Create a complete text preprocessing pipeline that incorporates all the preprocessing steps learned. The pipeline should take a raw text input and output the fully processed text along with various annotations (like POS tags and named entities).

### Instructions

1. Define a function `preprocess_pipeline` that takes a raw text input.
2. The function should apply the following preprocessing steps using NLTK:
   - Tokenization
   - Removing punctuation
   - Converting to lowercase
   - Removing stopwords
   - Lemmatization
   - Stemming
   - POS tagging
   - Named entity recognition
   - Text normalization (removing numbers and special characters, correcting common typos)
3. The function should return:
   - Processed tokens
   - POS tags
   - Named entities

In [10]:
import nltk
from nltk.tokenize import word_tokenize
from nltk.corpus import stopwords
from nltk.stem import WordNetLemmatizer, PorterStemmer
from nltk import pos_tag, ne_chunk
from string import punctuation
import re

# Download required NLTK data
nltk.download('punkt')
nltk.download('stopwords')
nltk.download('wordnet')

def preprocess_pipeline(text):
    # Text normalization: remove numbers and special characters, correct common typos
    text = re.sub(r'[^a-zA-Z\s]', '', text)
    text = re.sub(r'\bteh\b', 'the', text)

    # Tokenization
    tokens = word_tokenize(text)

    # Removing punctuation and converting to lowercase
    tokens = [token.lower() for token in tokens if token not in punctuation]

    # Removing stopwords
    stop_words = set(stopwords.words('english'))
    tokens = [token for token in tokens if token not in stop_words]

    # Lemmatization
    lemmatizer = WordNetLemmatizer()
    lemmatized_tokens = [lemmatizer.lemmatize(token) for token in tokens]

    # Stemming
    stemmer = PorterStemmer()
    stemmed_tokens = [stemmer.stem(token) for token in lemmatized_tokens]

    # POS tagging
    pos_tags = pos_tag(tokens)

    # Named entity recognition
    named_entities = ne_chunk(pos_tags)

    return {
        'processed_tokens': stemmed_tokens,
        'pos_tags': pos_tags,
        'named_entities': named_entities
    }

# Test the preprocessing pipeline with a sample text
text = "Barack Obama was the 44th President of the United States. He was born in Hawaii and loves eating pineapple."
result = preprocess_pipeline(text)
print("Processed Tokens:", result['processed_tokens'])
print("POS Tags:", result['pos_tags'])
print("Named Entities:", result['named_entities'])

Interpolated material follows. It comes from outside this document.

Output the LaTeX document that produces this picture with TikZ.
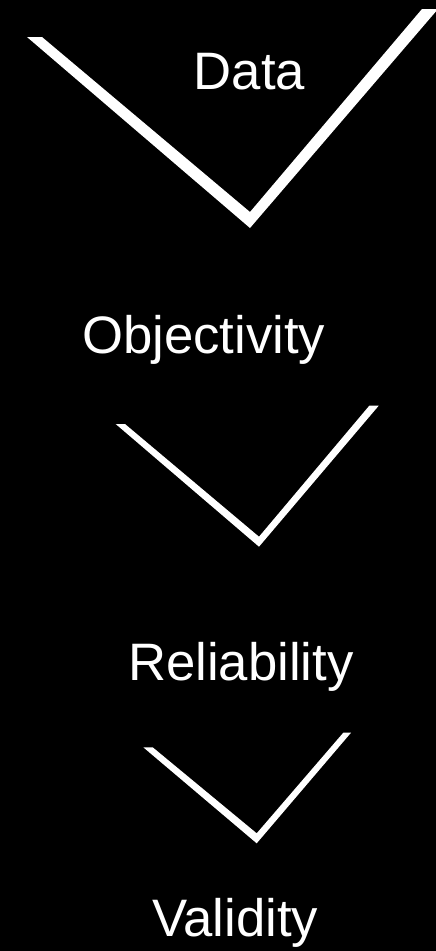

Processed Tokens: ['barack', 'obama', 'th', 'presid', 'unit', 'state', 'born', 'hawaii', 'love', 'eat', 'pineappl']
POS Tags: [('barack', 'NN'), ('obama', 'NN'), ('th', 'NN'), ('president', 'NN'), ('united', 'JJ'), ('states', 'NNS'), ('born', 'VBP'), ('hawaii', 'JJ'), ('loves', 'NNS'), ('eating', 'VBG'), ('pineapple', 'NN')]
Named Entities: (S
  barack/NN
  obama/NN
  th/NN
  president/NN
  united/JJ
  states/NNS
  born/VBP
  hawaii/JJ
  loves/NNS
  eating/VBG
  pineapple/NN)


[nltk_data] Downloading package punkt to /root/nltk_data...
[nltk_data]   Package punkt is already up-to-date!
[nltk_data] Downloading package stopwords to /root/nltk_data...
[nltk_data]   Package stopwords is already up-to-date!
[nltk_data] Downloading package wordnet to /root/nltk_data...
[nltk_data]   Package wordnet is already up-to-date!